The Monastery of San Girolamo in Campansi is a former convent located on Via Campansi #18 in the city of Siena, region of Tuscany, Italy. The Baroque-style church still stands as an independent chapel; while the monastery has been converted to a nursing home (Casa di Riposo) for the elderly. There is a separate Monastery of San Girolamo on via San Girolamo, located in a different contrada of Siena.

==History==
Located in the northern peninsula of medieval Siena, the monastery was located adjacent to what would be called the Porta di Campansi. The monastery originated from a few woman aligned with the Franciscan order in the late 13th to early 14th century.

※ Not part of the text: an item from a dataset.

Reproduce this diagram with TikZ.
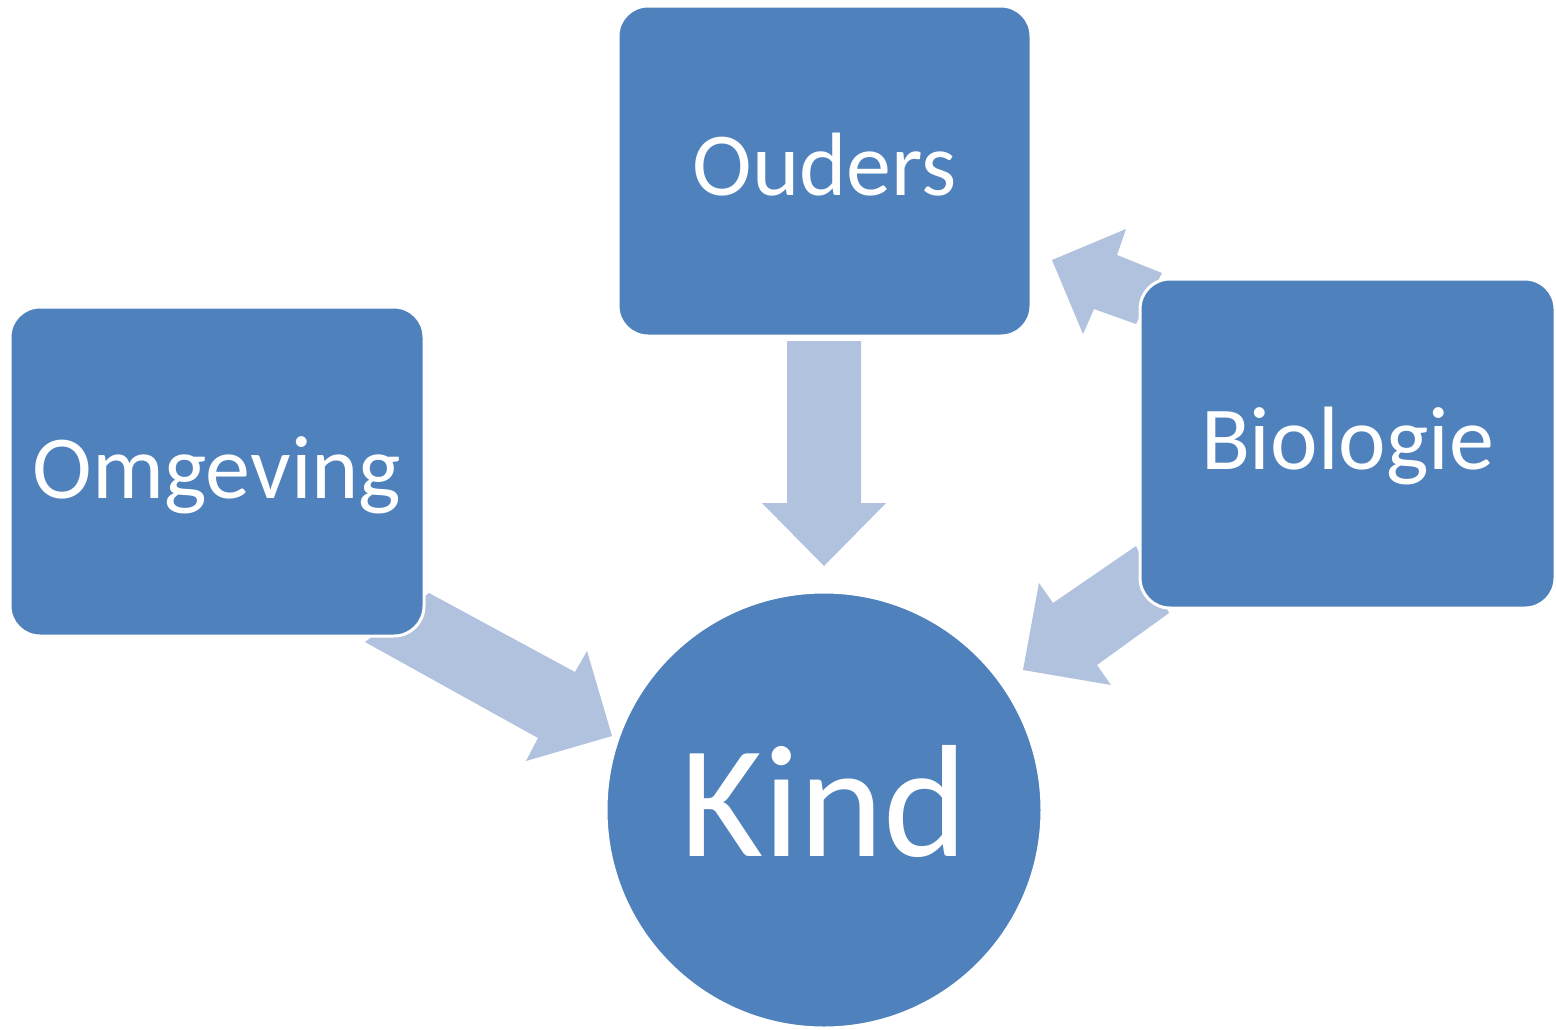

They obtained from the republic the donation of houses in this district, known for its abundance of prostitutes. However, only in 1420-1430 was a monastery building erected, and in 1473 the nuns obtained permission from Pope Sixtus IV to erect an oratory at the site. In 1575, the convent housed some 77 women seeking vocation. Only in 1613 did the monastery receive official recognition by Cardinal Metello Bichi. It soon became popular among the aristocratic classes to accommodate their women to the cloistered life. For example, Berenice, daughter of Agostino Chigi, took on the vows of a Poor Clares in 1683. The great-grandsons of Pope Alexander VII endowed the decoration of the structures.

Construction of the church began in 1683; the facade consists of three ground floor arches. The church was built perpendicular to the former oratory.

The convent was suppressed in 1808 during the Napoleonic occupation, but re-opened in 1816, only to undergo a final suppression in 1874. The property was ceded to a charitable communal office of the Ricovero di Mendicita (Recovery from Poverty). In 1889, it became an asylum for abandoned elders. The convent underwent numerous modifications over the last two centuries.

==Artworks==
The church contains a fresco attributed to the studio of Sano di Pietro (1460–70). The ceiling of the church has frescoes depicting the Glory of St Peter of Alcantara with the Virgin, St Francis, and Christ attributed to a Giulio Coralli and Niccolò Ricciolini. It is stated that some of the painting or designs were by Michelangelo and Girolamo di Benvenuto and Bartolomeo Neroni. It houses a painting of St Anne and the Madonna and Child with Saint Ursula and the Magdalen, attributed to Domenico Beccafumi.

A survey from the 1840s claim that the church contained paintings by a Pietro Locatelli, and the main altarpiece was a copy of Domenichino's Communion of St Jerome. Nearby on via del Pignattello are the remnant of the Monastery of the Convertite of Santa Maria della Grazie.